Short problem -
Starting with the first line of the listing, quote each line exactly until and including the one with "0, 0, 1, 0, 0, 0, 1]", leaving pictures out.

* Begin Available data *

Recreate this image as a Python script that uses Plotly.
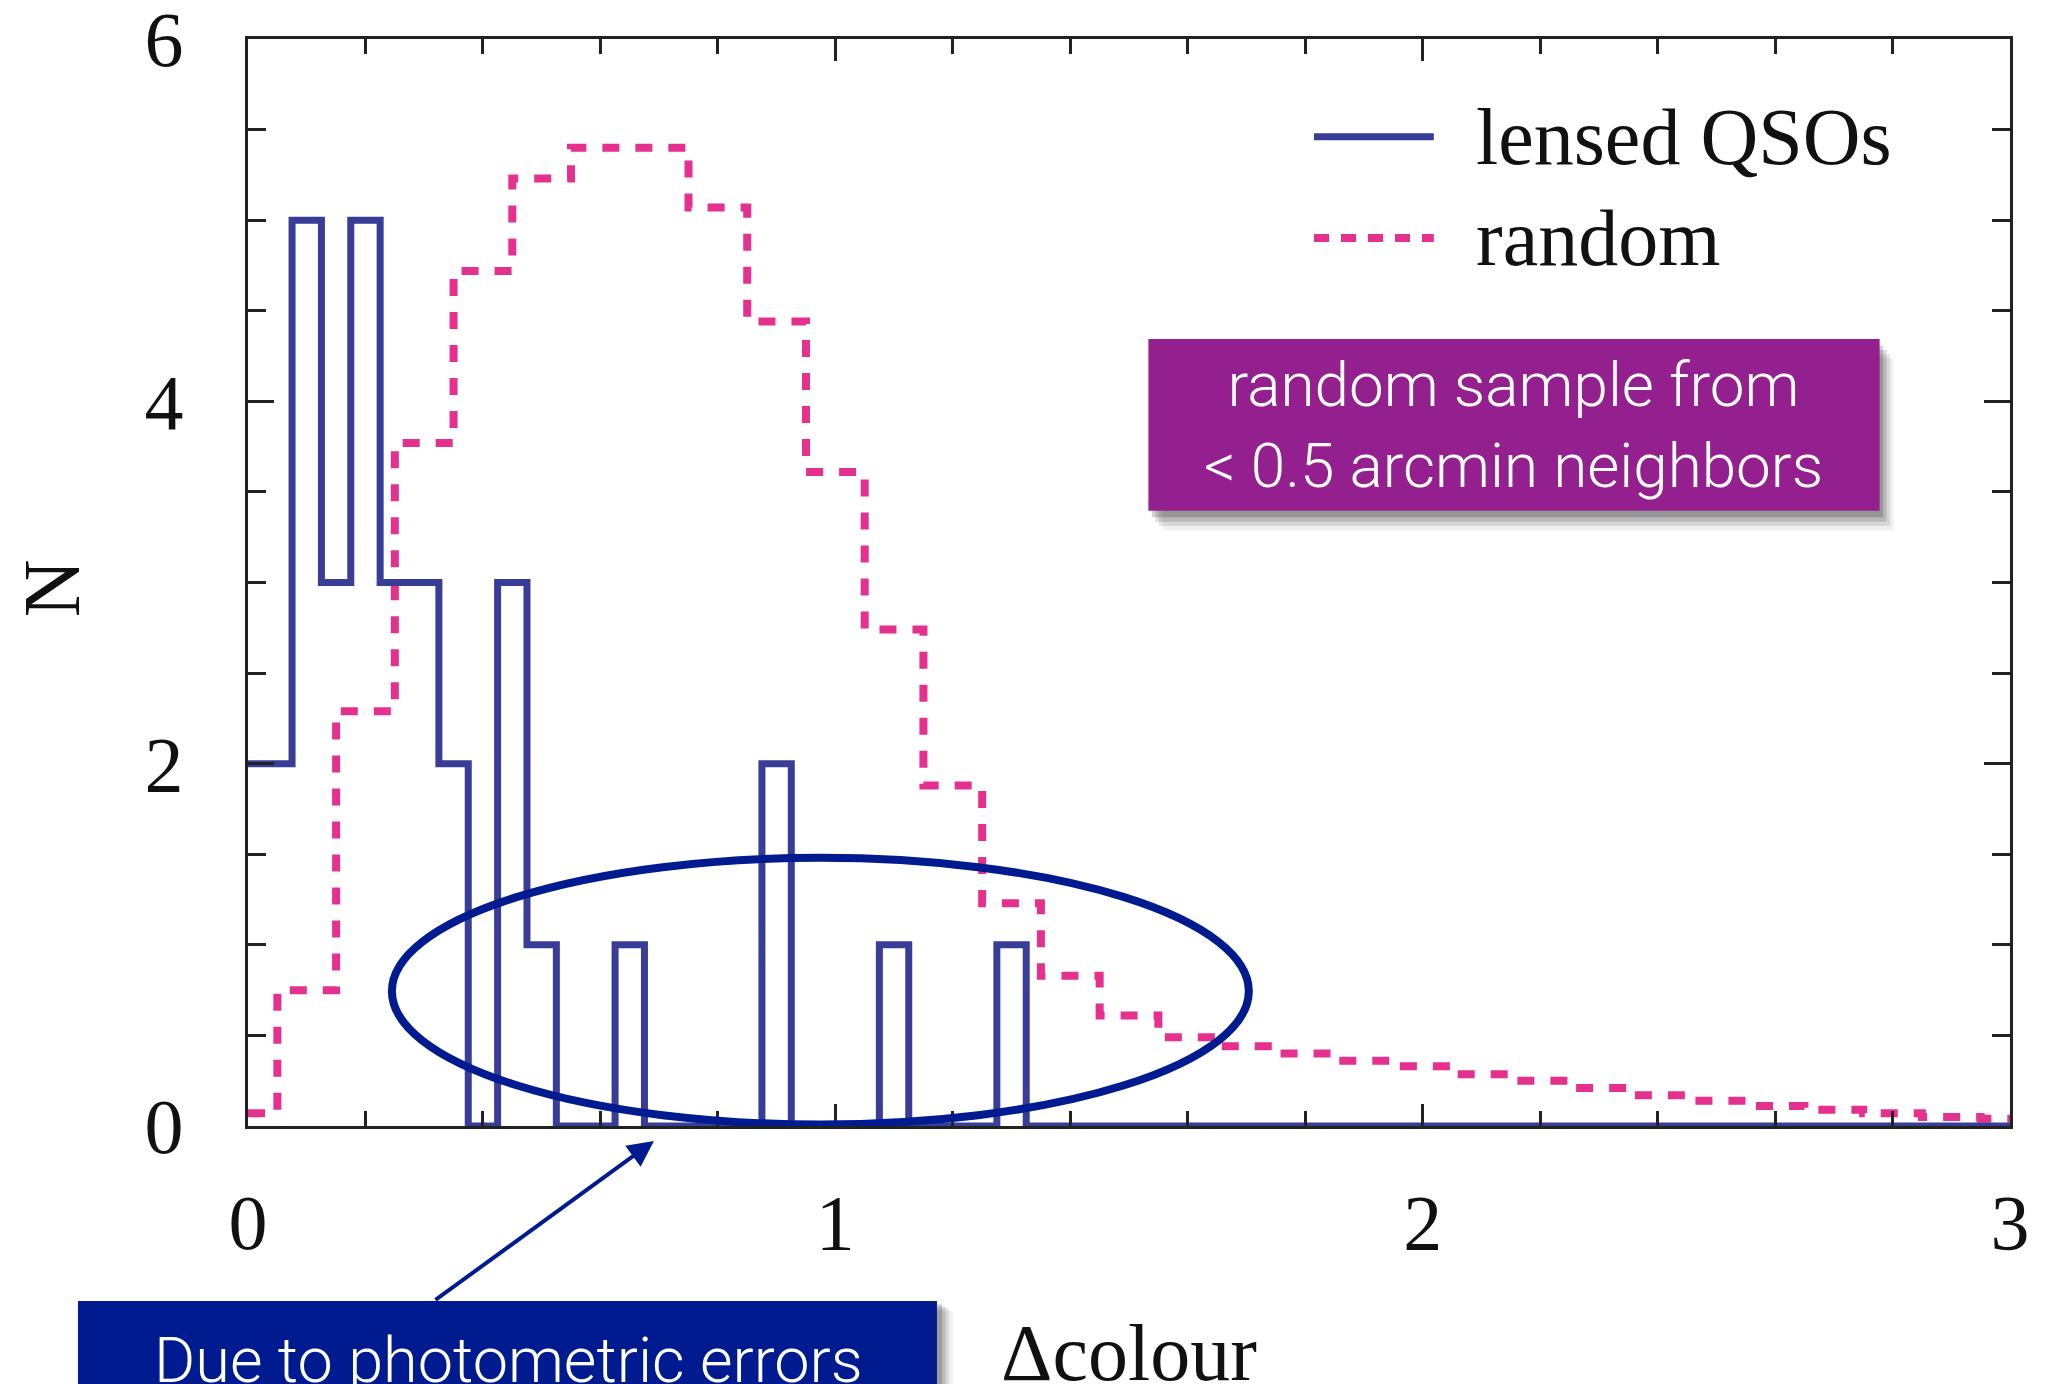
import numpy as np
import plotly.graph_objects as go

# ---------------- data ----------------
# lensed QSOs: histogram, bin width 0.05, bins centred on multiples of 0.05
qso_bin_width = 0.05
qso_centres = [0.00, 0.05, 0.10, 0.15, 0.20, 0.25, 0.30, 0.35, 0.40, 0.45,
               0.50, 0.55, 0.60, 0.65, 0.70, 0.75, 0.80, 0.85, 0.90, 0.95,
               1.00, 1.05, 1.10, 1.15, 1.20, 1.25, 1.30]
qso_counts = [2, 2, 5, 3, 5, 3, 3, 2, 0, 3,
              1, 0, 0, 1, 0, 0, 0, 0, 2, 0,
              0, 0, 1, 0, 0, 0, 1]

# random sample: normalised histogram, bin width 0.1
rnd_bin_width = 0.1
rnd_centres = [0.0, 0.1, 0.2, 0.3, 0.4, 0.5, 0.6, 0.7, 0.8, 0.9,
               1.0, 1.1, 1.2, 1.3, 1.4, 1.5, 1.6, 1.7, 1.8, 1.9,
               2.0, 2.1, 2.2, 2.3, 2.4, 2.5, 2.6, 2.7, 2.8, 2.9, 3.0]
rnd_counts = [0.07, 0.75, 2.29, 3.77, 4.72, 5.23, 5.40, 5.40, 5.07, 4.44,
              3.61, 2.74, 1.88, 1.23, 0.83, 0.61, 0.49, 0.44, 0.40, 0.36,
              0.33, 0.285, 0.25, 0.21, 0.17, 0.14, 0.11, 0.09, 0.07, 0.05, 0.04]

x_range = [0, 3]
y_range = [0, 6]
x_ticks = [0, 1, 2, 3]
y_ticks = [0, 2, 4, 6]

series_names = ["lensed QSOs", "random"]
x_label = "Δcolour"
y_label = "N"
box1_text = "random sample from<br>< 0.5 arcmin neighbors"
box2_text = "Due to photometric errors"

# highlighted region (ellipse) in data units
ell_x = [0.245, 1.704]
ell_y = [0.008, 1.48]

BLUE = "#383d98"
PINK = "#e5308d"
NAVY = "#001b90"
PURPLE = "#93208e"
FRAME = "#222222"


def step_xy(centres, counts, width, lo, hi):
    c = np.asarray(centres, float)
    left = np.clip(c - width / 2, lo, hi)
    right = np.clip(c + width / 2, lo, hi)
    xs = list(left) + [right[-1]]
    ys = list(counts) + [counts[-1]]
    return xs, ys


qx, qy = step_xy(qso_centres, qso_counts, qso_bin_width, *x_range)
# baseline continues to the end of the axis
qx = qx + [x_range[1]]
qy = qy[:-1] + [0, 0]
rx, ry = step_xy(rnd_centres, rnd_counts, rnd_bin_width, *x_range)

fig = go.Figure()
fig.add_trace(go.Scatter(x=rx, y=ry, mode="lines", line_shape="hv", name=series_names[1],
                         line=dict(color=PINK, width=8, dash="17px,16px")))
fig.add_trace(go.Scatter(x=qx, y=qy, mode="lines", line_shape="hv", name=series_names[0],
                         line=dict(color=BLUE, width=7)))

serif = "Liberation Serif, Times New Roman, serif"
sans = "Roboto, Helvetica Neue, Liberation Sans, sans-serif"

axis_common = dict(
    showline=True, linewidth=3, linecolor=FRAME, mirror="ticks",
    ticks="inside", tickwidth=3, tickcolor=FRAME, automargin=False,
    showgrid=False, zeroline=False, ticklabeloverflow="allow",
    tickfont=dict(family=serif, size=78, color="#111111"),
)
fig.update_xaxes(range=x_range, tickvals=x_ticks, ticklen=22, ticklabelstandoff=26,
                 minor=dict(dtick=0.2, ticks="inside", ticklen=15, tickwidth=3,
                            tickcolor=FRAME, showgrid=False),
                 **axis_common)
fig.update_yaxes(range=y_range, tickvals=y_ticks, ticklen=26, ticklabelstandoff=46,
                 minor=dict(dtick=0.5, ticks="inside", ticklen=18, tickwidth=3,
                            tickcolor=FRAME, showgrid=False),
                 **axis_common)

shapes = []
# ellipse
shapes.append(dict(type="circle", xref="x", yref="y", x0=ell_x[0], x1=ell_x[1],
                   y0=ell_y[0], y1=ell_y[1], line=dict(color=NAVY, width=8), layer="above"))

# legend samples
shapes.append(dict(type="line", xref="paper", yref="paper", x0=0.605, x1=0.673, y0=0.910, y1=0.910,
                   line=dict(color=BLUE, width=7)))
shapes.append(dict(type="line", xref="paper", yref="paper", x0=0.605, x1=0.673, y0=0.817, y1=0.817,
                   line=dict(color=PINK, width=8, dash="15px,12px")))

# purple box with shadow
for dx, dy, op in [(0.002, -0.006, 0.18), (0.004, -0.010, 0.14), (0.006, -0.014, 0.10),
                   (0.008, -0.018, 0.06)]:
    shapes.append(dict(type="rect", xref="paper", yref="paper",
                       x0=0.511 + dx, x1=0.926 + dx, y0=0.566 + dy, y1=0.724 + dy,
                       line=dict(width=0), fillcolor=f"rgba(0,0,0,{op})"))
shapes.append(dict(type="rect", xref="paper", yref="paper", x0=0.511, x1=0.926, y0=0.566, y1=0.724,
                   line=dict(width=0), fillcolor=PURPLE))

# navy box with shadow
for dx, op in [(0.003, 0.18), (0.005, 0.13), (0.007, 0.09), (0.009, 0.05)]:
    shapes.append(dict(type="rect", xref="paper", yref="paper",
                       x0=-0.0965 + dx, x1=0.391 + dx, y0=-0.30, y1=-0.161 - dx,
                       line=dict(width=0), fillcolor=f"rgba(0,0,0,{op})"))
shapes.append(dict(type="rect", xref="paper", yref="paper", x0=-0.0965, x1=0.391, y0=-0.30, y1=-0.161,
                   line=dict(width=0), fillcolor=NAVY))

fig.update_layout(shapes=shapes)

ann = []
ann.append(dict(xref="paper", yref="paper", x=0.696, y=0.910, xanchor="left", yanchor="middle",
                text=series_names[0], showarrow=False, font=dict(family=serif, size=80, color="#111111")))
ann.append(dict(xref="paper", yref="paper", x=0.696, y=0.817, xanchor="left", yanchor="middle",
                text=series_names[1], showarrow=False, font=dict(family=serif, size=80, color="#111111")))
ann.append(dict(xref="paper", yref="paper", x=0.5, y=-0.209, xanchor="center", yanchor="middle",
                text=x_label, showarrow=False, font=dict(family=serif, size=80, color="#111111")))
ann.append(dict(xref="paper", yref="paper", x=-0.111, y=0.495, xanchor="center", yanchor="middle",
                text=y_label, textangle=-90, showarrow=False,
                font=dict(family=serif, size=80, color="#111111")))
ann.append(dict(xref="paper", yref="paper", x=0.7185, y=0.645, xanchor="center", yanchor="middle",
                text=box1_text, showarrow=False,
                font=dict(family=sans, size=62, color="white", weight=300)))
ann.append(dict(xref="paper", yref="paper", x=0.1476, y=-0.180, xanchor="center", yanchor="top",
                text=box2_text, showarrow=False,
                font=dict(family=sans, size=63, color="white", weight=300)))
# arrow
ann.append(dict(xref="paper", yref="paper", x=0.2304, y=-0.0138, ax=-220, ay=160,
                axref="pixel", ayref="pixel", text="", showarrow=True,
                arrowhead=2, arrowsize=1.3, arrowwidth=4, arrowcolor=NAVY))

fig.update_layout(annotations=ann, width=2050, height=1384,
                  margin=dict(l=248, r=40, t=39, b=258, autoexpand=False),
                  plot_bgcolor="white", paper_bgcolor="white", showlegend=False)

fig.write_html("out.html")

* End Available data *

Task solution -
Recreate this image as a Python script that uses Plotly.
import numpy as np
import plotly.graph_objects as go

# ---------------- data ----------------
# lensed QSOs: histogram, bin width 0.05, bins centred on multiples of 0.05
qso_bin_width = 0.05
qso_centres = [0.00, 0.05, 0.10, 0.15, 0.20, 0.25, 0.30, 0.35, 0.40, 0.45,
               0.50, 0.55, 0.60, 0.65, 0.70, 0.75, 0.80, 0.85, 0.90, 0.95,
               1.00, 1.05, 1.10, 1.15, 1.20, 1.25, 1.30]
qso_counts = [2, 2, 5, 3, 5, 3, 3, 2, 0, 3,
              1, 0, 0, 1, 0, 0, 0, 0, 2, 0,
              0, 0, 1, 0, 0, 0, 1]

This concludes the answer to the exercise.